Press Releases

Bachus Statement on Demand for Automobile Industry Restructuring Plan

WASHINGTON, November 20, 2008 -

Congressman Spencer Bachus, Ranking Member of the Financial Services Committee, made the following remarks today after the Democrat leadership announced that the Big Three automakers will have to submit to Congress a restructuring plan before receiving a taxpayer bailout.

Ranking Member Bachus said, "At the Financial Services Committee hearing yesterday I made it clear I believe our domestic automobile industry is vitally important and there are millions of jobs depending on it. But if they want taxpayer assistance, it is also essential that they come up with a game plan, some strategy that assures their long term viability so we will have some assurance the money will be repaid. If we put $25 billion into an automobile industry that is burning over $10 billion a month without operational changes, it's almost a guaranteed taxpayer loss.

"The withdrawal of the plan for a bailout without conditions demonstrates that Congress is able to deliver solutions that address the problem when the legislative process is followed. The hearing yesterday with the Big Three made it clear that the bailout was not the solution to the fundamental issue. The Democratic leadership press conference shows they got the message- no bailouts without changes and accountability.

"I'm glad there now seems to be broad consensus in Congress for the Big Three to take action that will allow them to become competitive and thrive in the long term. We will be watching carefully to see if the auto industry can meet this challenge."

Ranking Member Bachus made the following pertinent remarks at the Financial Services Committee hearing yesterday.

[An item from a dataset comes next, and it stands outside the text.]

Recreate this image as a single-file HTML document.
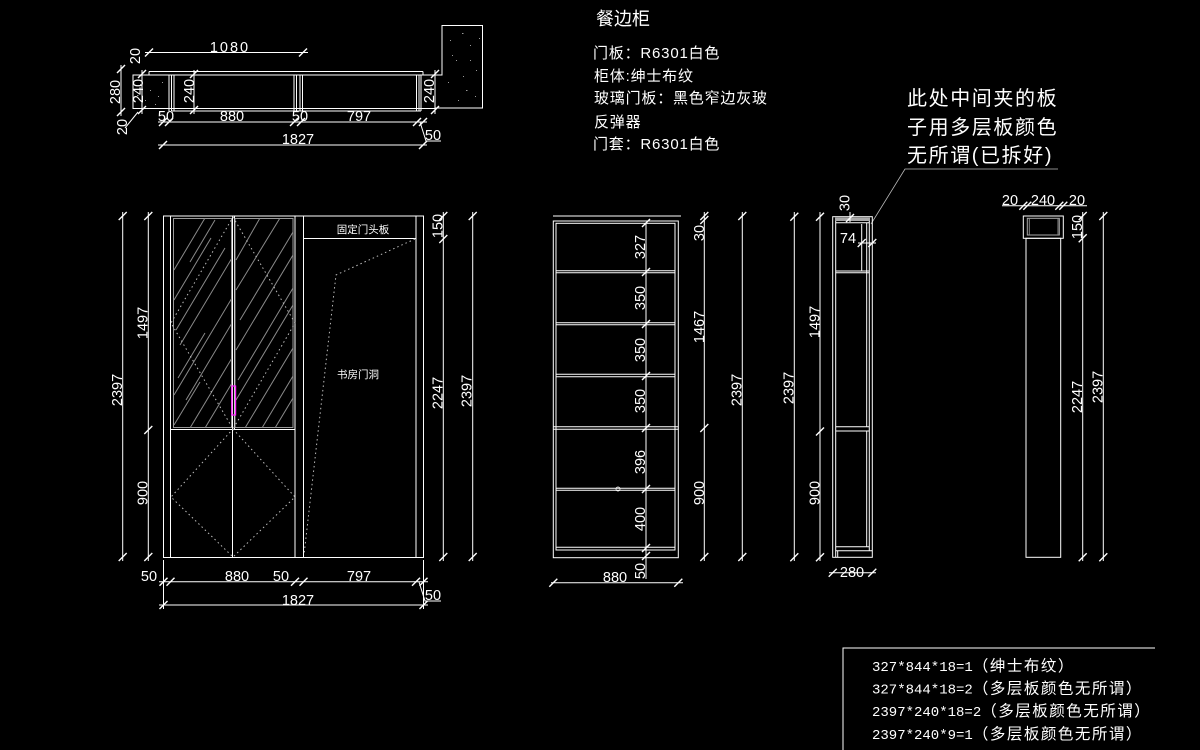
<!DOCTYPE html>
<html><head><meta charset="utf-8"><style>
html,body{margin:0;padding:0;background:#000;}
svg{display:block;}
.d{font-family:"Liberation Sans",sans-serif;font-size:14.5px;fill:#fff;}
.c{font-family:"Liberation Sans","Noto Sans CJK SC",sans-serif;fill:#fff;}
</style></head><body>
<svg width="1200" height="750" viewBox="0 0 1200 750" xmlns="http://www.w3.org/2000/svg">
<defs>
<path id="t" d="M-4 4L4 -4" stroke="#fff" stroke-width="1.4"/>
<clipPath id="gl"><rect x="173.5" y="218.5" width="58" height="209"/></clipPath>
<clipPath id="gr"><rect x="235" y="218.5" width="58" height="209"/></clipPath>
</defs>
<rect width="1200" height="750" fill="#000"/>

<!-- ================= TOP TEXT ================= -->
<text class="c" x="596" y="25" font-size="18">餐边柜</text>
<g class="c" font-size="15" letter-spacing="0.8">
<text x="593" y="58">门板：R6301白色</text>
<text x="594" y="81">柜体:绅士布纹</text>
<text x="594" y="103">玻璃门板：黑色窄边灰玻</text>
<text x="594" y="127">反弹器</text>
<text x="593" y="149">门套：R6301白色</text>
</g>
<g class="c" font-size="20" letter-spacing="1.6">
<text x="907" y="105">此处中间夹的板</text>
<text x="907" y="134">子用多层板颜色</text>
<text x="907" y="162">无所谓(已拆好)</text>
</g>
<path d="M1058 169H905L871 224" stroke="#bbb" fill="none" stroke-width="0.8"/>

<!-- ================= PLAN VIEW ================= -->
<g stroke="#fff" fill="none" stroke-width="1">
<path d="M149 71.5H423M149 71.5V75M423 71.5V75"/>
<rect x="133" y="75" width="302" height="33.5"/>
<path d="M172 111H421"/>
<path d="M169 75V111M171.5 75V111M174 75V111"/>
<path d="M294 75V111M296.5 75V111M300 75V111M302.5 75V111"/>
<path d="M416.5 75V111M419 75V111M421 75V111"/>
<path d="M435 75H442V25.5H482.5V108H435"/>
</g>
<g fill="#999">
<rect x="140" y="84" width="1" height="1"/><rect x="150" y="90" width="1" height="1"/><rect x="145" y="100" width="1" height="1"/><rect x="158" y="96" width="1" height="1"/><rect x="162" y="82" width="1" height="1"/><rect x="137" y="95" width="1.5" height="1"/><rect x="155" y="104" width="1" height="1"/>
<rect x="450" y="40" width="1" height="1"/><rect x="462" y="33" width="1.5" height="1"/><rect x="470" y="45" width="1" height="1"/><rect x="456" y="60" width="1" height="1"/><rect x="476" y="70" width="1" height="1"/><rect x="448" y="82" width="1" height="1"/><rect x="466" y="90" width="1.5" height="1"/><rect x="458" y="100" width="1" height="1"/><rect x="475" y="96" width="1" height="1"/><rect x="452" y="55" width="1" height="1"/><rect x="470" y="60" width="1" height="1"/><rect x="479" y="38" width="1" height="1"/><rect x="463" y="76" width="1" height="1"/>
</g>
<!-- plan dims -->
<g stroke="#fff" stroke-width="1">
<path d="M145 52.5H308"/>
<path d="M121 65V116"/>
<path d="M142 70V114"/>
<path d="M194 70V114"/>
<path d="M435 70V114"/>
<path d="M158 122H427"/>
<path d="M158 145H427"/>
<path d="M420 122L426 141H441"/>
<path d="M125 128L138 112"/>
</g>
<g>
<use href="#t" x="149" y="52.5"/><use href="#t" x="303" y="52.5"/>
<use href="#t" x="121" y="69"/><use href="#t" x="121" y="112"/>
<use href="#t" x="142" y="74"/><use href="#t" x="142" y="110"/>
<use href="#t" x="194" y="74"/><use href="#t" x="194" y="110"/>
<use href="#t" x="435" y="74"/><use href="#t" x="435" y="110"/>
<use href="#t" x="163" y="122"/><use href="#t" x="169" y="122"/><use href="#t" x="294" y="122"/><use href="#t" x="301" y="122"/><use href="#t" x="417" y="122"/><use href="#t" x="423" y="122"/>
<use href="#t" x="163" y="145"/><use href="#t" x="423" y="145"/>
</g>
<g class="d" text-anchor="middle">
<text x="230" y="52" letter-spacing="2">1080</text>
<text x="166" y="121">50</text>
<text x="232" y="121">880</text>
<text x="300" y="121">50</text>
<text x="359" y="121">797</text>
<text x="298" y="144">1827</text>
<text x="433" y="140">50</text>
<text transform="translate(140 56) rotate(-90)">20</text>
<text transform="translate(120 92) rotate(-90)">280</text>
<text transform="translate(143 91) rotate(-90)">240</text>
<text transform="translate(127 127) rotate(-90)">20</text>
<text transform="translate(194 91) rotate(-90)">240</text>
<text transform="translate(434 91) rotate(-90)">240</text>
</g>

<!-- ================= FRONT ELEVATION ================= -->
<g stroke="#fff" fill="none" stroke-width="1">
<rect x="163.5" y="216" width="260" height="341.5"/>
<path d="M170.5 216V557.5M416 216V557.5M295 216V557.5M303.5 216V557.5"/>
<path d="M232.5 216V557.5M234.5 216V429"/>
<path d="M170.5 429.5H295"/>
<path d="M303.5 238.5H416"/>
</g>
<g stroke="#999" fill="none" stroke-width="1">
<rect x="173.5" y="218.5" width="58" height="209"/>
<rect x="235" y="218.5" width="58" height="209"/>
</g>
<g stroke="#8a8a8a" stroke-width="1" clip-path="url(#gl)">
<path d="M174 300L211 238M176 330L225 248M180 345L232 258M174 395L232 298M186 400L232 323M174 425L200 382M190 428L232 358M205 428L232 383M174 270L205 218M190 262L215 220M178 378L205 333"/>
</g>
<g stroke="#8a8a8a" stroke-width="1" clip-path="url(#gr)">
<path d="M236 290L280 218M240 320L293 232M236 350L293 255M250 360L293 288M236 400L293 305M245 428L293 348M262 428L293 376M236 260L260 218M275 428L293 398M238 380L268 330"/>
</g>
<g stroke="#bbb" stroke-width="1" fill="none" stroke-dasharray="1.5 3">
<path d="M233 217L295 323L233 429L171 323Z"/>
<path d="M233 429L295 497L233 557L171 497Z"/>
<path d="M415 239L336 275L304 555"/>
</g>
<rect x="231.8" y="386" width="3.8" height="29" fill="none" stroke="#ff20ff" stroke-width="1.2"/>
<text class="c" x="363" y="233" font-size="10.5" text-anchor="middle">固定门头板</text>
<text class="c" x="358" y="378" font-size="10.5" text-anchor="middle">书房门洞</text>
<!-- front dims -->
<g stroke="#fff" stroke-width="1">
<path d="M122.7 212V561M148.3 212V561M443.3 212V561M472.7 212V561"/>
<path d="M159 581.7H428M159 605H428"/>
<path d="M419 582L425 601H441"/>
<path d="M163.5 560V609M423.5 560V609"/>
</g>
<g>
<use href="#t" x="122.7" y="216"/><use href="#t" x="122.7" y="557"/>
<use href="#t" x="148.3" y="216"/><use href="#t" x="148.3" y="430"/><use href="#t" x="148.3" y="557"/>
<use href="#t" x="443.3" y="216"/><use href="#t" x="443.3" y="239"/><use href="#t" x="443.3" y="557"/>
<use href="#t" x="472.7" y="216"/><use href="#t" x="472.7" y="557"/>
<use href="#t" x="163.5" y="581.7"/><use href="#t" x="170.5" y="581.7"/><use href="#t" x="295" y="581.7"/><use href="#t" x="303.5" y="581.7"/><use href="#t" x="416" y="581.7"/><use href="#t" x="423.5" y="581.7"/>
<use href="#t" x="163.5" y="605"/><use href="#t" x="423.5" y="605"/>
</g>
<g class="d" text-anchor="middle">
<text x="149" y="581">50</text>
<text x="237" y="581">880</text>
<text x="281" y="581">50</text>
<text x="359" y="581">797</text>
<text x="298" y="605">1827</text>
<text x="433" y="600">50</text>
<text transform="translate(122 390) rotate(-90)">2397</text>
<text transform="translate(147.5 323) rotate(-90)">1497</text>
<text transform="translate(147.5 493) rotate(-90)">900</text>
<text transform="translate(442.5 226) rotate(-90)">150</text>
<text transform="translate(442.5 393) rotate(-90)">2247</text>
<text transform="translate(471.5 391) rotate(-90)">2397</text>
</g>

<!-- ================= MIDDLE ELEVATION ================= -->
<g stroke="#fff" fill="none" stroke-width="1">
<path d="M553 216H681"/>
<rect x="553.3" y="221" width="125" height="336.7"/>
<rect x="556" y="223.3" width="119" height="326.7"/>
<path d="M556 270.7H675M556 272.7H675"/>
<path d="M556 322.7H675M556 324.7H675"/>
<path d="M556 374.3H675M556 376.7H675"/>
<path d="M553.3 426.7H678.3M553.3 429.3H678.3"/>
<path d="M556 488.3H675M556 490.3H675"/>
<path d="M556 547.3H675"/>
</g>
<circle cx="618" cy="489" r="2" fill="none" stroke="#fff" stroke-width="0.8"/>
<g stroke="#fff" stroke-width="1">
<path d="M646 223V579"/>
<path d="M704.3 212V561M742.3 212V561"/>
<path d="M551 582.7H683"/>
</g>
<g>
<use href="#t" x="646" y="223"/><use href="#t" x="646" y="272"/><use href="#t" x="646" y="324"/><use href="#t" x="646" y="376"/><use href="#t" x="646" y="428"/><use href="#t" x="646" y="489"/><use href="#t" x="646" y="548"/><use href="#t" x="646" y="556"/>
<use href="#t" x="704.3" y="216"/><use href="#t" x="704.3" y="220"/><use href="#t" x="704.3" y="428"/><use href="#t" x="704.3" y="557"/>
<use href="#t" x="742.3" y="216"/><use href="#t" x="742.3" y="557"/>
<use href="#t" x="553.3" y="582.7"/><use href="#t" x="678.3" y="582.7"/>
</g>
<g class="d" text-anchor="middle">
<text transform="translate(645 247) rotate(-90)">327</text>
<text transform="translate(645 298) rotate(-90)">350</text>
<text transform="translate(645 350) rotate(-90)">350</text>
<text transform="translate(645 401) rotate(-90)">350</text>
<text transform="translate(645 462) rotate(-90)">396</text>
<text transform="translate(645 519) rotate(-90)">400</text>
<text transform="translate(645 571) rotate(-90)">50</text>
<text transform="translate(704 233) rotate(-90)">30</text>
<text transform="translate(704 327) rotate(-90)">1467</text>
<text transform="translate(704 493) rotate(-90)">900</text>
<text transform="translate(741.5 390) rotate(-90)">2397</text>
<text x="615" y="582">880</text>
</g>

<!-- ================= SIDE VIEW ================= -->
<g stroke="#fff" fill="none" stroke-width="1">
<rect x="832.7" y="216.7" width="39.6" height="340.6"/>
<path d="M835.7 221V557.3M869.3 221V550.7"/>
<path d="M866.7 222.7V426.7M866.7 431V546.7"/>
<path d="M861.7 224V271"/>
<path d="M835.7 222.7H869.3M835.7 271H869.3M835.7 272.7H869.3"/>
<path d="M835.7 426.7H869.3M835.7 431H869.3"/>
<path d="M835.7 546.7H869.3M835.7 550.7H872.3"/>
<path d="M837.7 550.7V557.3"/>
</g>
<rect x="835" y="217.5" width="35" height="3.5" fill="#aaa"/>
<g stroke="#fff" stroke-width="1">
<path d="M794.3 212V561M820 212V561"/>
<path d="M858 243H876"/>
<path d="M829 572.7H876"/>
<path d="M850 212V222"/>
</g>
<g>
<use href="#t" x="794.3" y="216.7"/><use href="#t" x="794.3" y="557.3"/>
<use href="#t" x="820" y="216.7"/><use href="#t" x="820" y="431.5"/><use href="#t" x="820" y="557.3"/>
<use href="#t" x="850" y="218"/>
<use href="#t" x="861.7" y="243"/><use href="#t" x="872.3" y="243"/>
<use href="#t" x="832.7" y="572.7"/><use href="#t" x="872.3" y="572.7"/>
</g>
<g class="d" text-anchor="middle">
<text transform="translate(793.5 388) rotate(-90)">2397</text>
<text transform="translate(819.5 322) rotate(-90)">1497</text>
<text transform="translate(819.5 493) rotate(-90)">900</text>
<text transform="translate(849.5 203) rotate(-90)">30</text>
<text x="848" y="243">74</text>
<text x="852" y="577">280</text>
</g>

<!-- ================= RIGHT VIEW ================= -->
<g stroke="#fff" fill="none" stroke-width="1">
<rect x="1023.3" y="216" width="40" height="22.3"/>
<rect x="1026" y="238.3" width="34.7" height="319"/>
</g>
<rect x="1027.3" y="218.3" width="32" height="16.7" fill="none" stroke="#aaa" stroke-width="1"/>
<path d="M1029.3 218.3V235M1058 218.3V235" stroke="#888" stroke-width="1"/>
<g stroke="#fff" stroke-width="1">
<path d="M1002 205.7H1087"/>
<path d="M1082.7 212V561M1103.3 212V561"/>
</g>
<g>
<use href="#t" x="1023.3" y="205.7"/><use href="#t" x="1027.3" y="205.7"/><use href="#t" x="1059.3" y="205.7"/><use href="#t" x="1063.3" y="205.7"/>
<use href="#t" x="1082.7" y="216"/><use href="#t" x="1082.7" y="238.3"/><use href="#t" x="1082.7" y="557.3"/>
<use href="#t" x="1103.3" y="216"/><use href="#t" x="1103.3" y="557.3"/>
</g>
<g class="d" text-anchor="middle">
<text x="1010" y="205">20</text>
<text x="1043" y="205">240</text>
<text x="1077" y="205">20</text>
<text transform="translate(1082 227) rotate(-90)">150</text>
<text transform="translate(1082 397) rotate(-90)">2247</text>
<text transform="translate(1102.5 387) rotate(-90)">2397</text>
</g>

<!-- ================= TABLE ================= -->
<path d="M1155 648H843V750" stroke="#fff" fill="none" stroke-width="1"/>
<g font-family="'Liberation Mono','Noto Sans CJK SC',monospace" font-size="14" fill="#fff">
<text x="872" y="671">327*844*18=1<tspan font-family="'Noto Sans CJK SC',sans-serif" font-size="15.5" letter-spacing="1.5">（绅士布纹）</tspan></text>
<text x="872" y="693.5">327*844*18=2<tspan font-family="'Noto Sans CJK SC',sans-serif" font-size="15.5" letter-spacing="1.5">（多层板颜色无所谓）</tspan></text>
<text x="872" y="716">2397*240*18=2<tspan font-family="'Noto Sans CJK SC',sans-serif" font-size="15.5" letter-spacing="1.5">（多层板颜色无所谓）</tspan></text>
<text x="872" y="739">2397*240*9=1<tspan font-family="'Noto Sans CJK SC',sans-serif" font-size="15.5" letter-spacing="1.5">（多层板颜色无所谓）</tspan></text>
</g>
</svg>
</body></html>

"A bailout of the auto industry without fundamental changes will just push the problem further in the future. Both management and labor at the Big Three have pay and wage scales that are substantially higher than their competitors. That's not being anti-management or anti-union, it is just being truthful. To survive, the Big Three are going to have to change and become more efficient and competitive.

"The American way to solve it is for all the parties to sit down at the table and hash out a solution that will make these companies competitive for their long-term survival. That is what I believe can and needs to happen. Unfortunately, in the case of the Big Three, the parties have been unable to make some of the difficult decisions that could have strengthened their businesses. The parties have not had the fortitude and foresight to make the admittedly difficult decisions that needed to be made. It is important management and the unions stop kicking the can down the road and sit down and resolve these important issues. Sacrifices are required as in the case of all challenges and changes."